Esteemed readers (all seven of you),
I hereby promise not to be-moan the ‘process’ of writing novels in the lame manner of “my 1079th draft is giving me a headache” ever again. I also pledge to tattoo upon my knuckles no one cares if I am even tempted.
Nor will I whinge about the folly of writing with small babies and sleep deprivation even if I am so delirious with said deprivation most of the time I can’t see the edges of things and I permanently hear whistling in my ears. Repeat: no one cares.
Nor will I itemise the intricate details of the publishing process and my own little journey through it, although it is undeniably exciting to see the UK cover and the US cover (both beautiful, both so different) and sense the wheels of the publisher-machinery beginning to grind and know that out of a million word documents, finally, a tangible thing will soon exist. With acknowledgement pages* and blurbs and suchlike.

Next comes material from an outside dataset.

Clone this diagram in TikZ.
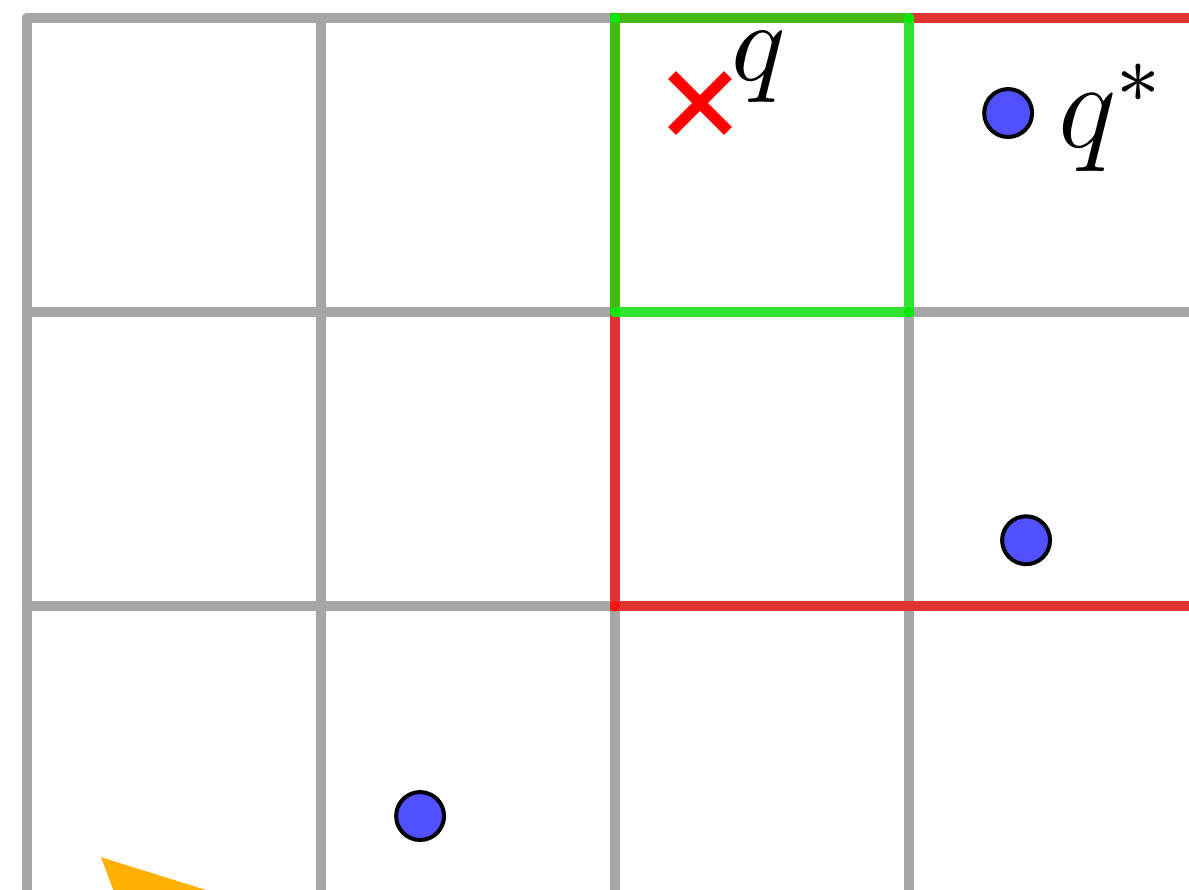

I shall never again absolutely never note my own personal ‘process’ regarding the writing of Book2 because we all know that it involves elements of OCD and personal neuroses that are best not shared.
I shall keep my tweet-reading to a minimum to stave off the holy terrors at the thought of my book being launched on to the murky seas and I shall work furiously on thickening up my idiotically thin skin.
I shall be (and am) grateful to fellow-writers for their kindness, support and advice; and grateful to readers who are angels and editors who are saints (or maybe that’s the other way round?).
As I am currently undergoing an intense bout of Virginia Woolf reading I’ll quote Lorna Sage’s introduction to The Voyage Out: “The novel of beginning on the world is a rite of passage, an odyssey of sorts. It is where you ‘find your bearings as a writer’… Woolf… wanted to shrink England and get English life into a new perspective.”
I shall also try not to think about this, from the same introduction: “Few literary debuts have been more fraught with self-doubt, self-consciousness, ambition and dread”. And certainly not this: “work on the novel was interrupted by her collapses into despair and deulsions, and was also interwoven with them. Her reworkings, additions, and suppressions reveal a colossal anxiety, and an equally obsessive determination to continue at all costs.’
*Nor will I let it be known that I have been writing my acknowledgement page in my head since I was six. What a loser.